The state’s iconic lobster fishery is healthy, having set records for volume and value in 2016. But the fishery for herring, a small schooling fish that lobsters love to eat, is another story.
Herring is suddenly the second-most valuable fishery in the state, and Maine’s most valuable species of fish, bringing in $19 million at the docks in 2016. It’s also the most popular bait used in lobster traps, and the climb in value corresponds with demand from the hungry lobster fishery and a drop in catch of herring off of New England.
Scientists and fishermen are trying to figure out why Maine’s Atlantic herring catch — the largest in the nation — has fallen from 103.5 million pounds in 2014 to 77.2 million last year. The per-pound price of the fish at the dock has gone up 56 percent since 2014, and that price is eventually borne by people who buy lobsters.
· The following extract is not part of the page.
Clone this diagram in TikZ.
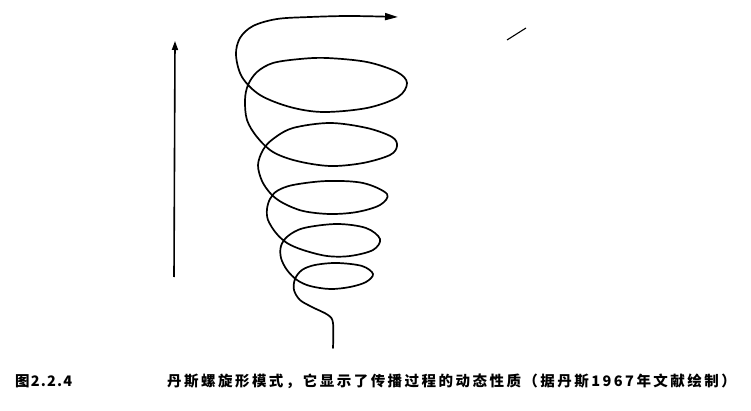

“The whole dynamic of the fishery has changed,” said Jeff Kaelin, who works in government relations for Lund’s Fisheries, which lands herring in Maine.
Kaelin, and others who work in and study the fishery, thinks climate and the way the government manages herring may have played a role in the decline of catch. Atlantic herring are managed via a quota system, and regulators have slashed the quota by more than 40 percent since the early 2000s.